1 February 2014

Anton Chekhov's Vaudevilles at the Jermyn Street Theatre


I nearly missed this treat.

I got an email promoting something else at the Jermyn Street Theatre and when I went on to their website I found this. The Anton Chekhov name would have been enough for me to book it and this also had Michael Frayn's name too. I feel a sense of local loyalty towards Frayn, he lives just up the road and went to the same local school as my younger son, and he writes good plays as well.

I was a little surprised that the theatre had allocated seating (it did not the last time that I was there) but pleased that my seat was in the middle of the front row (A5). Even more so as the Indian meal took longer than hoped/expected and I did not get to the theatre until about ten minutes before the show started by which time the place was pretty full.

This was a different Chekhov from the one that I am used to that usually ends with a gun shot off stage and the former peasants moving in to the family mansion.

This was funny.
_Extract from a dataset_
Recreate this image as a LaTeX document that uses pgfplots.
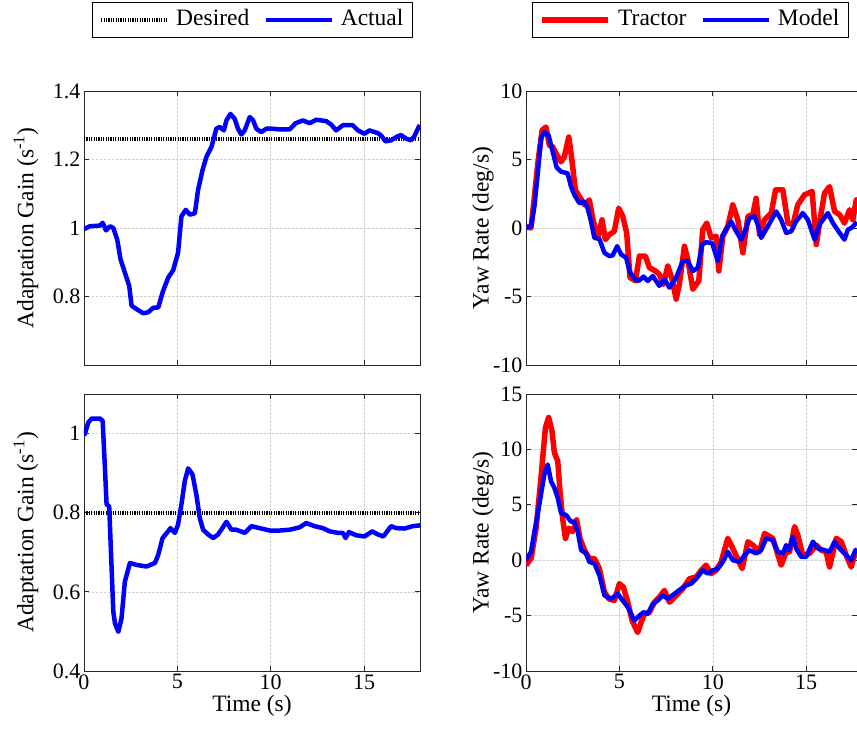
\documentclass[border=0pt]{standalone}
\usepackage{pgfplots}
\pgfplotsset{compat=1.18}
\usepackage{fontspec}
\setmainfont{Liberation Serif}
\definecolor{gridc}{RGB}{210,210,210}
\definecolor{axc}{RGB}{40,40,40}
\pgfplotsset{
 base/.style={
  scale only axis, anchor=south west,
  xmin=0,
  tick align=inside, major tick length=5pt,
  xtick={0,5,10,15},
  grid=major,
  major grid style={gridc, dash pattern=on 2.5pt off 1.5pt, line width=0.5pt},
  axis line style={line width=0.9pt, axc},
  tick style={line width=0.9pt, axc},
  /pgf/number format/assume math mode=true,
  tick label style={font=\fontsize{22}{24}\selectfont},
  label style={font=\fontsize{23.5}{26}\selectfont},
  xlabel style={at={(axis description cs:0.5,0)}, anchor=center, yshift=-35pt},
  legend columns=2,
  legend style={font=\fontsize{23.5}{26}\selectfont, draw=black, line width=0.9pt,
    anchor=center, inner xsep=7pt, inner ysep=5pt,
    nodes={inner sep=2pt, text height=16pt, text depth=5pt},
    /tikz/every odd column/.append style={column sep=5pt},
    /tikz/every even column/.append style={column sep=12pt}},
  legend image code/.code={\draw[#1] (0pt,0pt) -- (66pt,0pt);},
 },
 desired/.style={black, line width=4pt, dash pattern=on 1.2pt off 1.2pt},
 actual/.style={blue, line width=4.5pt, line join=round},
 tractor/.style={red, line width=5.5pt, line join=round},
}
\begin{document}
\begin{tikzpicture}[x=1pt,y=1pt]
\useasboundingbox (0,0) rectangle (857,738);
% ---------------- top left ----------------
\begin{axis}[base, at={(84pt,373pt)}, width=336pt, height=274pt,
  xmax=18, ymin=0.6, ymax=1.4, ytick={0.8,1,1.2,1.4}, xticklabels={},
  ylabel={Adaptation Gain (s\textsuperscript{-1})},
  ylabel style={at={(axis description cs:-0.173,0.5)}, anchor=center},
  legend style={at={(axis description cs:0.501,1.259)}}]
\addplot[desired] coordinates {(0,1.26) (18,1.26)};
\addlegendentry{Desired}
\addplot[actual] coordinates {
(0,0.997)(0.32,1.005)(0.86,1.007)(1.0,1.015)(1.18,0.993)(1.39,1.005)(1.57,1.0)
(1.78,0.966)(1.96,0.908)(2.28,0.855)(2.42,0.831)(2.55,0.773)(2.82,0.763)(3.17,0.751)
(3.44,0.754)(3.71,0.767)(3.98,0.768)(4.21,0.812)(4.51,0.855)(4.78,0.877)(5.04,0.928)
(5.22,1.034)(5.45,1.053)(5.67,1.039)(5.94,1.043)(6.11,1.111)(6.35,1.169)(6.56,1.208)
(6.83,1.237)(7.09,1.290)(7.27,1.295)(7.49,1.285)(7.63,1.314)(7.84,1.333)(8.07,1.319)
(8.25,1.290)(8.43,1.273)(8.61,1.285)(8.88,1.324)(9.06,1.314)(9.23,1.290)(9.5,1.280)
(9.77,1.290)(10.03,1.290)(10.48,1.288)(11.02,1.288)(11.34,1.306)(11.73,1.314)
(12.09,1.306)(12.44,1.316)(12.98,1.312)(13.24,1.302)(13.51,1.285)(13.87,1.300)
(14.4,1.300)(14.67,1.285)(15.03,1.275)(15.29,1.285)(15.74,1.277)(15.92,1.270)
(16.15,1.253)(16.45,1.256)(16.81,1.268)(16.99,1.271)(17.25,1.261)(17.52,1.256)
(17.7,1.268)(17.93,1.295)(18,1.30)};
\addlegendentry{Actual}
\end{axis}
% ---------------- top right ----------------
\begin{axis}[base, at={(526pt,373pt)}, width=331pt, height=274pt,
  xmax=17.72, ymin=-10, ymax=10, ytick={-10,-5,0,5,10}, xticklabels={},
  ylabel={Yaw Rate (deg/s)},
  ylabel style={at={(axis description cs:-0.13,0.5)}, anchor=center},
  legend style={at={(axis description cs:0.497,1.259)}}]
\addplot[tractor] coordinates {
(0,0.12)(0.27,0)(0.45,2.29)(0.63,4.71)(0.86,7.13)(1.07,7.37)(1.25,6.04)(1.43,5.92)
(1.61,5.43)(1.88,4.83)(2.05,5.19)(2.29,6.64)(2.46,4.95)(2.64,2.78)(2.86,2.29)
(3.13,1.69)(3.39,2.05)(3.57,0.72)(3.84,-0.72)(4.07,0.60)(4.25,-0.85)(4.46,-0.48)
(4.73,-0.24)(4.96,1.45)(5.18,0.85)(5.39,-0.36)(5.57,-3.62)(5.86,-3.86)(6.07,-2.05)
(6.39,-2.05)(6.61,-2.90)(6.93,-3.14)(7.14,-3.38)(7.36,-4.11)(7.59,-2.78)(7.82,-3.74)
(8.04,-5.19)(8.21,-4.11)(8.48,-1.33)(8.66,-2.29)(8.93,-4.47)(9.25,-3.86)(9.46,-0.12)
(9.68,0.36)(9.91,-0.72)(10.18,-0.60)(10.32,-3.14)(10.54,-0.60)(10.80,0.12)(11.07,1.69)
(11.34,0.60)(11.61,-1.81)(11.88,0.85)(12.14,0.97)(12.32,2.17)(12.50,-0.48)(12.77,0.60)
(13.13,1.09)(13.36,2.78)(13.75,2.78)(14.02,0.36)(14.29,0.24)(14.55,1.69)(14.91,2.42)
(15.32,2.66)(15.54,-1.21)(15.80,1.09)(15.98,2.54)(16.25,3.02)(16.52,1.21)(16.79,0.97)
(17.05,0.36)(17.32,1.33)(17.50,0.60)(17.68,2.05)(17.72,1.8)};
\addlegendentry{Tractor}
\addplot[actual] coordinates {
(0,0)(0.27,0.12)(0.45,1.57)(0.63,3.99)(0.80,6.52)(0.98,7.0)(1.21,6.76)(1.43,5.56)
(1.64,4.42)(1.88,4.11)(2.23,3.99)(2.41,3.02)(2.59,2.42)(2.86,1.81)(3.13,1.93)
(3.30,1.45)(3.48,0.48)(3.66,-0.72)(3.93,-0.80)(4.20,-1.81)(4.46,-2.05)(4.64,-2.0)
(4.88,-1.33)(5.09,-1.93)(5.36,-2.17)(5.54,-3.14)(5.80,-3.70)(6.04,-3.86)(6.29,-3.55)
(6.52,-3.86)(6.79,-3.50)(7.14,-4.23)(7.41,-3.74)(7.68,-4.35)(8.04,-3.62)(8.39,-2.42)
(8.66,-2.42)(8.93,-3.14)(9.2,-2.90)(9.43,-1.21)(9.64,-1.04)(9.96,-1.09)(10.27,-2.42)
(10.5,-0.60)(10.71,-0.12)(10.98,0.48)(11.25,-0.24)(11.52,-0.85)(11.79,0)(11.96,0.72)
(12.23,0.85)(12.41,0.24)(12.59,-0.72)(12.95,0.12)(13.39,1.21)(13.66,0.60)(13.93,-0.36)
(14.2,-0.24)(14.46,0.48)(14.82,1.09)(15.09,0.60)(15.45,-0.85)(15.71,0.24)(16.16,1.09)
(16.43,0.36)(16.79,-0.36)(17.05,-0.85)(17.23,-0.12)(17.41,0)(17.68,0.36)(17.72,0.4)};
\addlegendentry{Model}
\end{axis}
% ---------------- bottom left ----------------
\begin{axis}[base, at={(84pt,67pt)}, width=336pt, height=277pt,
  xmax=18, ymin=0.4, ymax=1.1, ytick={0.4,0.6,0.8,1},
  xlabel={Time (s)},
  ylabel={Adaptation Gain (s\textsuperscript{-1})},
  ylabel style={at={(axis description cs:-0.173,0.5)}, anchor=center}]
\addplot[desired] coordinates {(0,0.80) (18,0.80)};
\addplot[actual] coordinates {
(0,0.995)(0.05,1.0)(0.23,1.028)(0.41,1.038)(0.86,1.038)(1.0,1.032)(1.12,0.914)
(1.21,0.821)(1.35,0.816)(1.43,0.719)(1.57,0.55)(1.66,0.520)(1.84,0.499)(2.01,0.533)
(2.19,0.626)(2.46,0.673)(2.82,0.668)(3.35,0.664)(3.80,0.673)(3.98,0.694)(4.21,0.736)
(4.51,0.753)(4.63,0.761)(4.87,0.749)(5.04,0.770)(5.22,0.821)(5.40,0.880)(5.58,0.912)
(5.81,0.897)(6.02,0.846)(6.20,0.787)(6.38,0.757)(6.65,0.745)(6.92,0.736)(7.18,0.745)
(7.41,0.761)(7.63,0.777)(7.90,0.757)(8.16,0.757)(8.61,0.749)(8.97,0.766)(9.41,0.761)
(9.95,0.755)(10.48,0.755)(11.02,0.757)(11.55,0.763)(11.91,0.774)(12.35,0.766)
(12.80,0.761)(13.16,0.753)(13.60,0.749)(13.87,0.749)(14.01,0.736)(14.19,0.751)
(14.58,0.743)(15.03,0.740)(15.44,0.753)(15.74,0.745)(16.04,0.740)(16.45,0.766)
(16.72,0.761)(17.17,0.760)(17.61,0.766)(18,0.768)};
\end{axis}
% ---------------- bottom right ----------------
\begin{axis}[base, at={(526pt,67pt)}, width=331pt, height=277pt,
  xmax=17.72, ymin=-10, ymax=15, ytick={-10,-5,0,5,10,15},
  xlabel={Time (s)},
  ylabel={Yaw Rate (deg/s)},
  ylabel style={at={(axis description cs:-0.13,0.5)}, anchor=center}]
\addplot[tractor] coordinates {
(0,-0.45)(0.27,0.15)(0.54,2.88)(0.80,7.42)(1.04,11.97)(1.21,12.88)(1.39,11.67)
(1.52,9.70)(1.70,8.94)(1.82,6.21)(1.96,3.79)(2.11,1.97)(2.29,2.88)(2.50,2.58)
(2.71,3.64)(2.89,1.97)(3.13,0.91)(3.39,0.15)(3.66,0.15)(3.93,-0.76)(4.20,-2.88)
(4.43,-3.48)(4.73,-3.64)(5.0,-2.12)(5.21,-2.42)(5.45,-3.79)(5.68,-5.45)(5.98,-6.52)
(6.16,-5.61)(6.34,-4.85)(6.61,-4.70)(6.88,-3.79)(7.14,-3.33)(7.41,-2.73)(7.68,-3.79)
(8.04,-3.18)(8.39,-2.58)(8.75,-1.67)(9.11,-1.52)(9.38,-0.91)(9.64,-0.45)(9.91,-1.21)
(10.18,-0.91)(10.45,-0.15)(10.80,1.97)(11.07,1.06)(11.57,-0.76)(11.88,1.67)(12.14,1.36)
(12.50,0.76)(12.77,2.42)(13.21,1.97)(13.66,-0.45)(13.93,0.76)(14.11,0.76)(14.38,3.03)
(14.55,2.27)(14.82,0.45)(15.18,0.61)(15.54,1.36)(15.80,0.91)(16.07,0.76)(16.25,-0.61)
(16.61,1.97)(16.88,1.67)(17.14,0.45)(17.41,-0.61)(17.64,0.76)(17.72,0.9)};
\addplot[actual] coordinates {
(0,0)(0.27,0.76)(0.45,2.58)(0.71,5.0)(0.98,7.73)(1.16,8.64)(1.34,7.12)(1.52,6.52)
(1.70,5.61)(1.88,4.24)(2.14,4.09)(2.41,3.48)(2.59,3.48)(2.77,2.58)(2.95,0.91)
(3.21,0.61)(3.39,-0.15)(3.66,-0.30)(3.93,-1.36)(4.20,-3.18)(4.55,-3.48)(4.91,-3.03)
(5.18,-3.64)(5.45,-4.24)(5.80,-5.45)(6.07,-5.0)(6.29,-4.70)(6.52,-4.85)(6.79,-3.94)
(7.05,-3.64)(7.32,-3.18)(7.59,-3.48)(7.95,-3.03)(8.30,-2.58)(8.57,-2.27)(8.84,-2.12)
(9.11,-1.67)(9.46,-0.91)(9.73,-1.21)(10.0,-0.91)(10.27,-0.76)(10.54,-0.15)(10.80,0.76)
(11.07,0)(11.43,-0.15)(11.70,0.45)(11.96,0.91)(12.32,0.61)(12.59,0.91)(12.86,1.97)
(13.21,1.82)(13.48,0.76)(13.75,0.61)(13.93,1.36)(14.07,0.91)(14.29,2.12)(14.46,1.06)
(14.73,0.30)(15.0,0.30)(15.36,1.67)(15.63,1.06)(15.98,0.91)(16.25,0.76)(16.52,1.67)
(16.79,1.06)(17.14,0.45)(17.41,0)(17.64,0.91)(17.72,0.95)};
\end{axis}
\end{tikzpicture}
\end{document}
Very funny and funnily done.

There were, I think, four short plays and two short stories.

In the first a famous writer was interrupted by a woman who had written a play that she wanted to read to him. All of it. Then. He made excuses but she was determined and refused to leave or to let him leave on any of his pressing appointments. He got more and more desperate and finally resorted to extreme measures.
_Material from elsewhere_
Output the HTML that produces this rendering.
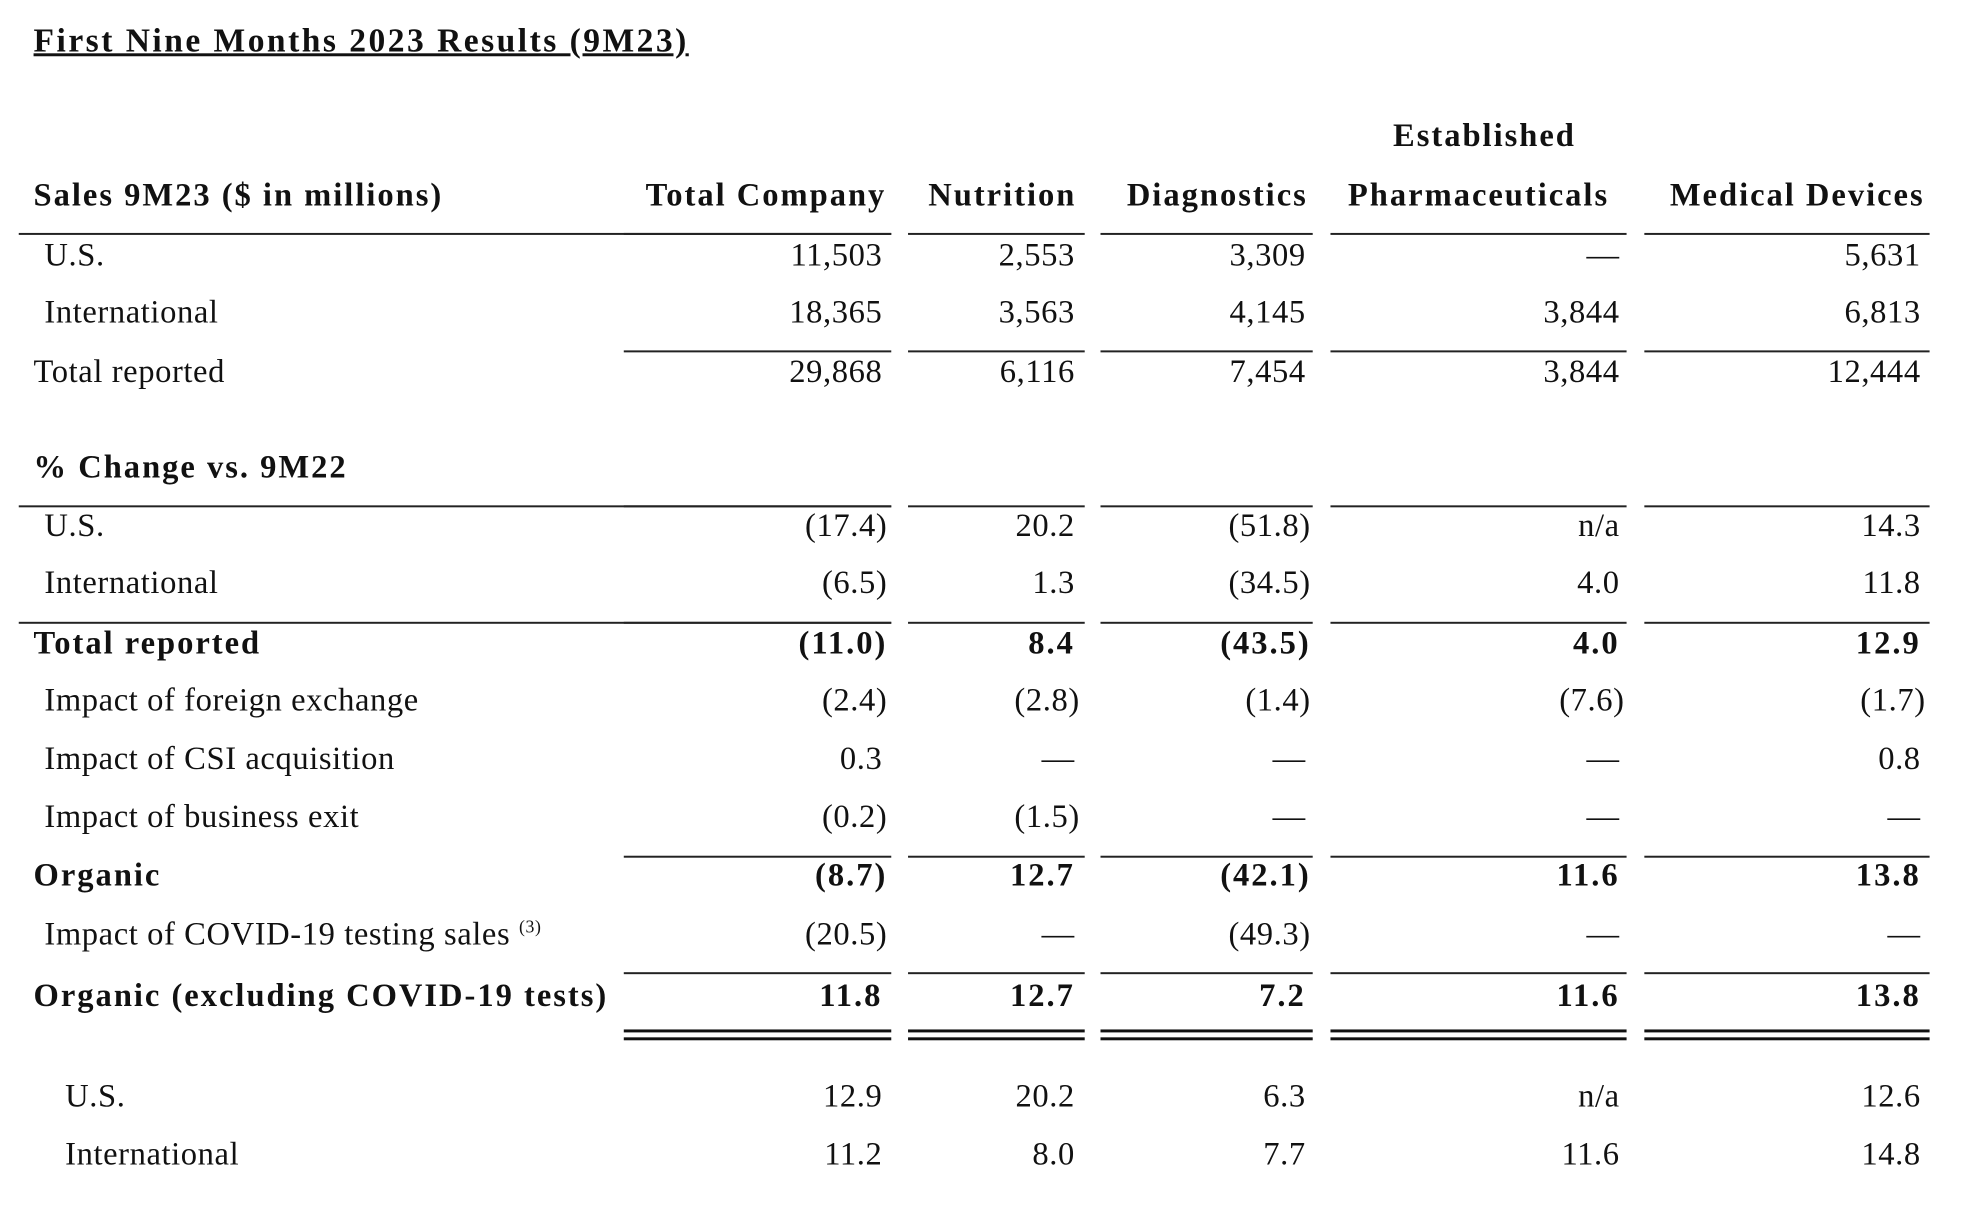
<!DOCTYPE html>
<html><head><meta charset="utf-8"><style>
body{margin:0;width:1978px;height:1212px;background:#fff;position:relative;overflow:hidden;font-family:"Liberation Serif",serif;color:#111;font-size:33px}
#w{position:absolute;left:0;top:0;width:2010px;height:1230px;transform:scale(0.987);transform-origin:0 0}
.t{position:absolute;height:40px;line-height:40px;white-space:nowrap;letter-spacing:0.6px}
.b{font-weight:bold;letter-spacing:2px}
.r{text-align:right}
.l{position:absolute;height:1.5px;background:#222}
.d{position:absolute;height:3px;background:#111}
sup{font-size:18px;line-height:0;vertical-align:12px}
</style></head><body><div id="w">
<div class="t b" style="left:34px;top:22px;font-size:34px;text-decoration:underline;letter-spacing:2.5px">First Nine Months 2023 Results (9M23)</div>

<div class="t b" style="left:1354px;width:300px;text-align:center;top:118px">Established</div>
<div class="t b" style="left:34px;top:178px">Sales 9M23 ($ in millions)</div>
<div class="t b r" style="left:600px;width:298px;top:178px">Total Company</div>
<div class="t b" style="left:926px;width:179px;text-align:center;top:178px">Nutrition</div>
<div class="t b r" style="left:1100px;width:225px;top:178px">Diagnostics</div>
<div class="t b" style="left:1348px;width:300px;text-align:center;top:178px">Pharmaceuticals</div>
<div class="t b r" style="left:1640px;width:310px;top:178px">Medical Devices</div>

<div id="rows"></div>

<div class="l" style="left:19px;width:884px;top:236px"></div>
<div class="l" style="left:19px;width:884px;top:512px"></div>
<div class="l" style="left:19px;width:884px;top:630px"></div>
</div>
<script>
var cols=[[632,903,899],[920,1099,1094],[1115,1330,1328],[1348,1648,1646],[1666,1955,1951]];
var h='';
function seg(y,cls){cols.forEach(function(c){h+='<div class="'+(cls||'l')+'" style="left:'+c[0]+'px;width:'+(c[1]-c[0])+'px;top:'+y+'px"></div>';});}
[236,355,512,630,867,985].forEach(function(y){seg(y)});
seg(1043,'d');seg(1051,'d');
var rows=[
[259,45,'U.S.',0,['11,503','2,553','3,309','—','5,631']],
[317,45,'International',0,['18,365','3,563','4,145','3,844','6,813']],
[377,34,'Total reported',0,['29,868','6,116','7,454','3,844','12,444']],
[474,34,'% Change vs. 9M22',1,null],
[533,45,'U.S.',0,['(17.4)','20.2','(51.8)','n/a','14.3']],
[591,45,'International',0,['(6.5)','1.3','(34.5)','4.0','11.8']],
[652,34,'Total reported',1,['(11.0)','8.4','(43.5)','4.0','12.9']],
[710,45,'Impact of foreign exchange',0,['(2.4)','(2.8)','(1.4)','(7.6)','(1.7)']],
[769,45,'Impact of CSI acquisition',0,['0.3','—','—','—','0.8']],
[828,45,'Impact of business exit',0,['(0.2)','(1.5)','—','—','—']],
[887,34,'Organic',1,['(8.7)','12.7','(42.1)','11.6','13.8']],
[947,45,'Impact of COVID-19 testing sales <sup>(3)</sup>',0,['(20.5)','—','(49.3)','—','—']],
[1009,34,'Organic (excluding COVID-19 tests)',1,['11.8','12.7','7.2','11.6','13.8']],
[1111,66,'U.S.',0,['12.9','20.2','6.3','n/a','12.6']],
[1170,66,'International',0,['11.2','8.0','7.7','11.6','14.8']]
];
rows.forEach(function(r){
 var b=r[3]?' b':'';
 h+='<div class="t'+b+'" style="left:'+r[1]+'px;top:'+(r[0]-20)+'px">'+r[2]+'</div>';
 if(r[4])r[4].forEach(function(v,i){
  var pr=v.charAt(v.length-1)==')'?0:5;
  h+='<div class="t r'+b+'" style="left:'+(cols[i][2]-300)+'px;width:'+(300-pr)+'px;top:'+(r[0]-20)+'px">'+v+'</div>';
 });
});
document.getElementById('rows').innerHTML=h;
</script>
</body></html>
In another a man inherited a country estate (familiar Chekhov territory) and went to visit his new neighbour only to find her a widow dressed in mourning and determined to spend the rest of her life in her house, wearing black and thinking about her husband, even though we learnt that he had not been good or faithful to her. The visitor is attracted by her feisty determination to maintain her way of life, falls in love with her and proposes.

In the final play, a man called to ask a young lady to marry him having first cleared it with her father. Before he proposed they made small talk about their respective estate and he said that he had plans for a wood only for her to say that the wood was part of her estate. They had a furious row. Then they had another furious row over whose dog was the better. The father then appears, the lady learnt the purpose of the man's visit, her mood softened and she agreed to his proposal. And then they rowed about the dogs again.

It was all very charming and wonderfully acted. I laughed a lot at the pig-headed and pathetic characters and their silly words.